▶ [SUPPLIED INFORMATION]:

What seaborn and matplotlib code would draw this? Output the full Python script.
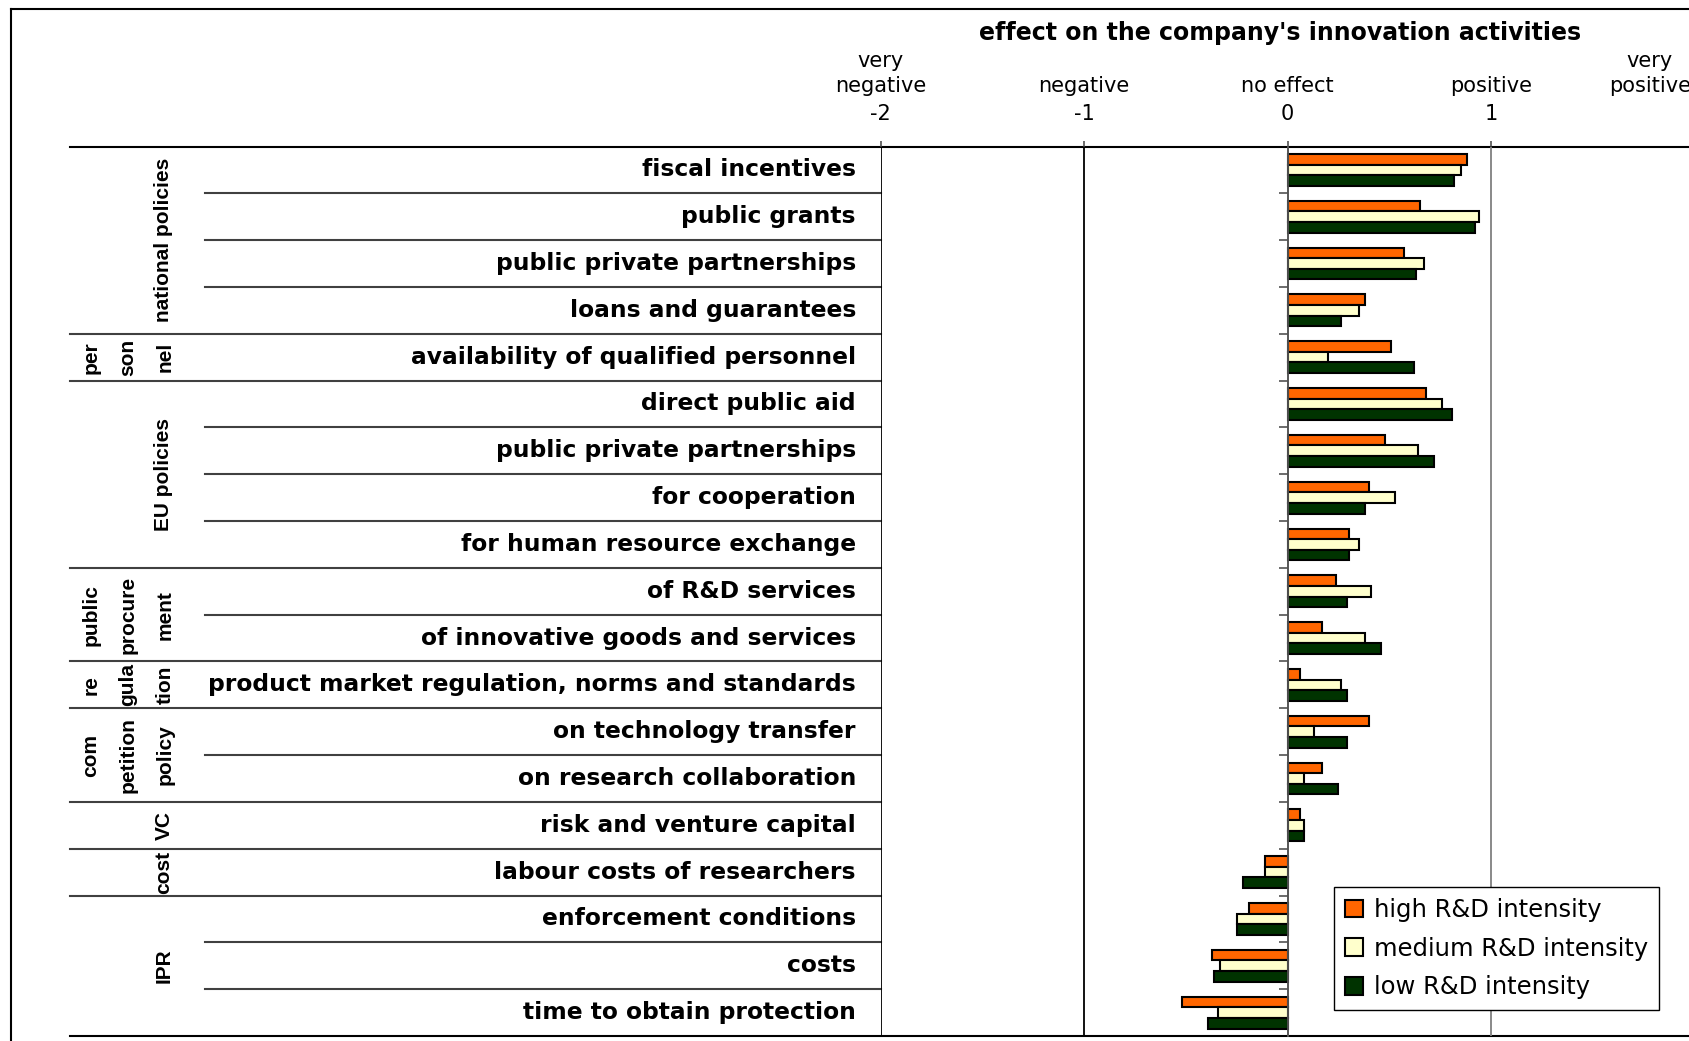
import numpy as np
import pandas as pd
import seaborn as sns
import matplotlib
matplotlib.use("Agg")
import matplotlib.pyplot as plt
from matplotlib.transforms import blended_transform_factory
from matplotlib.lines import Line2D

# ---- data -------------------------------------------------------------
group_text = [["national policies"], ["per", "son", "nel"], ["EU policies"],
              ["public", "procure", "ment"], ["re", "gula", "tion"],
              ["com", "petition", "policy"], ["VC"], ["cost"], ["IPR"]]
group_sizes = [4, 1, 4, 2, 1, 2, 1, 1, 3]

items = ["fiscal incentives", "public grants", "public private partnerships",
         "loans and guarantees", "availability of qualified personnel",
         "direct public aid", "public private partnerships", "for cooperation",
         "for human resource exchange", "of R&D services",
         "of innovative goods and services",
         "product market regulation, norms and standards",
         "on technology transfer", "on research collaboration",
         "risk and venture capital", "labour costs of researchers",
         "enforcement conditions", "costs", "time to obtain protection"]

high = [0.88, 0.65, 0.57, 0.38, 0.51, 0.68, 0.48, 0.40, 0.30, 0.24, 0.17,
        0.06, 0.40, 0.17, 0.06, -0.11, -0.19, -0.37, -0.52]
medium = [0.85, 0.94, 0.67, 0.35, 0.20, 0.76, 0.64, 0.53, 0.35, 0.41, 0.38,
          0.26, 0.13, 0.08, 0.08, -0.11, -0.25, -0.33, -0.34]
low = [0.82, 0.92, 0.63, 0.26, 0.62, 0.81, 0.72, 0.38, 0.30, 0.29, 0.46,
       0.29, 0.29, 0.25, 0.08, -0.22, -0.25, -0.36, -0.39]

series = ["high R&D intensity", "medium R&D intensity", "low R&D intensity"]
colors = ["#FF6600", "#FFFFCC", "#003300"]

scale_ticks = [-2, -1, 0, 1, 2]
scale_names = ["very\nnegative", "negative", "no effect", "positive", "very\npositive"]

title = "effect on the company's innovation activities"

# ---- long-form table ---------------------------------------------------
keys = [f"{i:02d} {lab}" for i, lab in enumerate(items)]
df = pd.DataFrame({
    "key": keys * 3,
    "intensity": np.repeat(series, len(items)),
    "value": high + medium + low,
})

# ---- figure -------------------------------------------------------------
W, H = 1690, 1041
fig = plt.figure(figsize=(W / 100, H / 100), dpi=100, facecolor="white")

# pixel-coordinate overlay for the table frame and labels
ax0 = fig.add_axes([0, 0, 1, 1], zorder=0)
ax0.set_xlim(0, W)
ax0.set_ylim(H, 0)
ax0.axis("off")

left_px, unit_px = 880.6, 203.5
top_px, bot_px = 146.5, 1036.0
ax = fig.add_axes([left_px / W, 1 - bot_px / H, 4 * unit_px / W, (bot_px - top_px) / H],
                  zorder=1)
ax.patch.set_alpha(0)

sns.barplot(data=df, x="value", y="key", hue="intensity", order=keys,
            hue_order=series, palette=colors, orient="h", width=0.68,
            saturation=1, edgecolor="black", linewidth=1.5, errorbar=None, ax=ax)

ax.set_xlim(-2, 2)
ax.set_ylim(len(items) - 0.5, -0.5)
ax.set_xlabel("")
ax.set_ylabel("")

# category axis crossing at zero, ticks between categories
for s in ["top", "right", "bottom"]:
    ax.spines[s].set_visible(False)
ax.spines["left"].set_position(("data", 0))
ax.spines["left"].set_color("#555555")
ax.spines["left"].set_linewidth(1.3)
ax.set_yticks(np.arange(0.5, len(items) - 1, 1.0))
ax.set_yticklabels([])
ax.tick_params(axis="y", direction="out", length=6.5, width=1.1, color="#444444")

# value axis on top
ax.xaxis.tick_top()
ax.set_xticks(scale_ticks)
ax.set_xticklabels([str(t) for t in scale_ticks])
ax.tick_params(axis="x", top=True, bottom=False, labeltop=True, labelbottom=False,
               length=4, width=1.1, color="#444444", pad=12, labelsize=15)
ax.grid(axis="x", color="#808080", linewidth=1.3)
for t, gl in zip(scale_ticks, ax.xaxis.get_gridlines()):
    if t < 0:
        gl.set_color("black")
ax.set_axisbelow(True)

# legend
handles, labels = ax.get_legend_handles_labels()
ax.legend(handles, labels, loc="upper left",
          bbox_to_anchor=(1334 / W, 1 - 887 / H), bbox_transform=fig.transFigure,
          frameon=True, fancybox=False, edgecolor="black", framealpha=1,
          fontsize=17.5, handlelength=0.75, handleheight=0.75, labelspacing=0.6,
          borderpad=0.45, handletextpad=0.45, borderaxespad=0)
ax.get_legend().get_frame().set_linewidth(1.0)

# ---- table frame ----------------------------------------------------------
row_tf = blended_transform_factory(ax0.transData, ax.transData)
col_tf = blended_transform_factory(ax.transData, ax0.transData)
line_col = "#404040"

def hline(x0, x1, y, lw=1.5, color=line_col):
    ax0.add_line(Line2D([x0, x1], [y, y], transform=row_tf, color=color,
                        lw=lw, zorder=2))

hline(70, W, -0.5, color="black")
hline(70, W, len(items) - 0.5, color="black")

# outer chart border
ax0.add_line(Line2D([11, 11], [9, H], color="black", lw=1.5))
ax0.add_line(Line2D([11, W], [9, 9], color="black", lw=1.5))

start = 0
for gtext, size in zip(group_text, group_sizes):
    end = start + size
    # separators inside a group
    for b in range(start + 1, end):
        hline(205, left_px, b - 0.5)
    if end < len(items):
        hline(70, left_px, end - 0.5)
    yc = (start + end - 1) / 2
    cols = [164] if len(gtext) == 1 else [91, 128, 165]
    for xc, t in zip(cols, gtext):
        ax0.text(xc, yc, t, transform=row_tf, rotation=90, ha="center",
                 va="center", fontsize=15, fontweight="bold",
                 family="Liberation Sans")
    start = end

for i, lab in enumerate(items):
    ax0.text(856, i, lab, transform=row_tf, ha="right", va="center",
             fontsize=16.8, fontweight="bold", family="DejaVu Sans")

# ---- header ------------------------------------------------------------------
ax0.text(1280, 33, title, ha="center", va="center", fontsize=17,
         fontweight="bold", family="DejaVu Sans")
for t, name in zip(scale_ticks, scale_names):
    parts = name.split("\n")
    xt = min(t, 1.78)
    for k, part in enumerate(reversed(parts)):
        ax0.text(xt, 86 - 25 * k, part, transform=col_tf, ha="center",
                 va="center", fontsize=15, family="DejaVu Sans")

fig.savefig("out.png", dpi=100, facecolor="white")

▶ [WHAT YOU HAVE TO DO]: Except for the pictures, give all the material above again verbatim.

▶ [RESULT FOR THIS TASK]:
What seaborn and matplotlib code would draw this? Output the full Python script.
import numpy as np
import pandas as pd
import seaborn as sns
import matplotlib
matplotlib.use("Agg")
import matplotlib.pyplot as plt
from matplotlib.transforms import blended_transform_factory
from matplotlib.lines import Line2D

# ---- data -------------------------------------------------------------
group_text = [["national policies"], ["per", "son", "nel"], ["EU policies"],
              ["public", "procure", "ment"], ["re", "gula", "tion"],
              ["com", "petition", "policy"], ["VC"], ["cost"], ["IPR"]]
group_sizes = [4, 1, 4, 2, 1, 2, 1, 1, 3]

items = ["fiscal incentives", "public grants", "public private partnerships",
         "loans and guarantees", "availability of qualified personnel",
         "direct public aid", "public private partnerships", "for cooperation",
         "for human resource exchange", "of R&D services",
         "of innovative goods and services",
         "product market regulation, norms and standards",
         "on technology transfer", "on research collaboration",
         "risk and venture capital", "labour costs of researchers",
         "enforcement conditions", "costs", "time to obtain protection"]

high = [0.88, 0.65, 0.57, 0.38, 0.51, 0.68, 0.48, 0.40, 0.30, 0.24, 0.17,
        0.06, 0.40, 0.17, 0.06, -0.11, -0.19, -0.37, -0.52]
medium = [0.85, 0.94, 0.67, 0.35, 0.20, 0.76, 0.64, 0.53, 0.35, 0.41, 0.38,
          0.26, 0.13, 0.08, 0.08, -0.11, -0.25, -0.33, -0.34]
low = [0.82, 0.92, 0.63, 0.26, 0.62, 0.81, 0.72, 0.38, 0.30, 0.29, 0.46,
       0.29, 0.29, 0.25, 0.08, -0.22, -0.25, -0.36, -0.39]

series = ["high R&D intensity", "medium R&D intensity", "low R&D intensity"]
colors = ["#FF6600", "#FFFFCC", "#003300"]

scale_ticks = [-2, -1, 0, 1, 2]
scale_names = ["very\nnegative", "negative", "no effect", "positive", "very\npositive"]

title = "effect on the company's innovation activities"

# ---- long-form table ---------------------------------------------------
keys = [f"{i:02d} {lab}" for i, lab in enumerate(items)]
df = pd.DataFrame({
    "key": keys * 3,
    "intensity": np.repeat(series, len(items)),
    "value": high + medium + low,
})

# ---- figure -------------------------------------------------------------
W, H = 1690, 1041
fig = plt.figure(figsize=(W / 100, H / 100), dpi=100, facecolor="white")

# pixel-coordinate overlay for the table frame and labels
ax0 = fig.add_axes([0, 0, 1, 1], zorder=0)
ax0.set_xlim(0, W)
ax0.set_ylim(H, 0)
ax0.axis("off")

left_px, unit_px = 880.6, 203.5
top_px, bot_px = 146.5, 1036.0
ax = fig.add_axes([left_px / W, 1 - bot_px / H, 4 * unit_px / W, (bot_px - top_px) / H],
                  zorder=1)
ax.patch.set_alpha(0)

sns.barplot(data=df, x="value", y="key", hue="intensity", order=keys,
            hue_order=series, palette=colors, orient="h", width=0.68,
            saturation=1, edgecolor="black", linewidth=1.5, errorbar=None, ax=ax)

ax.set_xlim(-2, 2)
ax.set_ylim(len(items) - 0.5, -0.5)
ax.set_xlabel("")
ax.set_ylabel("")

# category axis crossing at zero, ticks between categories
for s in ["top", "right", "bottom"]:
    ax.spines[s].set_visible(False)
ax.spines["left"].set_position(("data", 0))
ax.spines["left"].set_color("#555555")
ax.spines["left"].set_linewidth(1.3)
ax.set_yticks(np.arange(0.5, len(items) - 1, 1.0))
ax.set_yticklabels([])
ax.tick_params(axis="y", direction="out", length=6.5, width=1.1, color="#444444")

# value axis on top
ax.xaxis.tick_top()
ax.set_xticks(scale_ticks)
ax.set_xticklabels([str(t) for t in scale_ticks])
ax.tick_params(axis="x", top=True, bottom=False, labeltop=True, labelbottom=False,
               length=4, width=1.1, color="#444444", pad=12, labelsize=15)
ax.grid(axis="x", color="#808080", linewidth=1.3)
for t, gl in zip(scale_ticks, ax.xaxis.get_gridlines()):
    if t < 0:
        gl.set_color("black")
ax.set_axisbelow(True)

# legend
handles, labels = ax.get_legend_handles_labels()
ax.legend(handles, labels, loc="upper left",
          bbox_to_anchor=(1334 / W, 1 - 887 / H), bbox_transform=fig.transFigure,
          frameon=True, fancybox=False, edgecolor="black", framealpha=1,
          fontsize=17.5, handlelength=0.75, handleheight=0.75, labelspacing=0.6,
          borderpad=0.45, handletextpad=0.45, borderaxespad=0)
ax.get_legend().get_frame().set_linewidth(1.0)

# ---- table frame ----------------------------------------------------------
row_tf = blended_transform_factory(ax0.transData, ax.transData)
col_tf = blended_transform_factory(ax.transData, ax0.transData)
line_col = "#404040"

def hline(x0, x1, y, lw=1.5, color=line_col):
    ax0.add_line(Line2D([x0, x1], [y, y], transform=row_tf, color=color,
                        lw=lw, zorder=2))

hline(70, W, -0.5, color="black")
hline(70, W, len(items) - 0.5, color="black")

# outer chart border
ax0.add_line(Line2D([11, 11], [9, H], color="black", lw=1.5))
ax0.add_line(Line2D([11, W], [9, 9], color="black", lw=1.5))

start = 0
for gtext, size in zip(group_text, group_sizes):
    end = start + size
    # separators inside a group
    for b in range(start + 1, end):
        hline(205, left_px, b - 0.5)
    if end < len(items):
        hline(70, left_px, end - 0.5)
    yc = (start + end - 1) / 2
    cols = [164] if len(gtext) == 1 else [91, 128, 165]
    for xc, t in zip(cols, gtext):
        ax0.text(xc, yc, t, transform=row_tf, rotation=90, ha="center",
                 va="center", fontsize=15, fontweight="bold",
                 family="Liberation Sans")
    start = end

for i, lab in enumerate(items):
    ax0.text(856, i, lab, transform=row_tf, ha="right", va="center",
             fontsize=16.8, fontweight="bold", family="DejaVu Sans")

# ---- header ------------------------------------------------------------------
ax0.text(1280, 33, title, ha="center", va="center", fontsize=17,
         fontweight="bold", family="DejaVu Sans")
for t, name in zip(scale_ticks, scale_names):
    parts = name.split("\n")
    xt = min(t, 1.78)
    for k, part in enumerate(reversed(parts)):
        ax0.text(xt, 86 - 25 * k, part, transform=col_tf, ha="center",
                 va="center", fontsize=15, family="DejaVu Sans")

fig.savefig("out.png", dpi=100, facecolor="white")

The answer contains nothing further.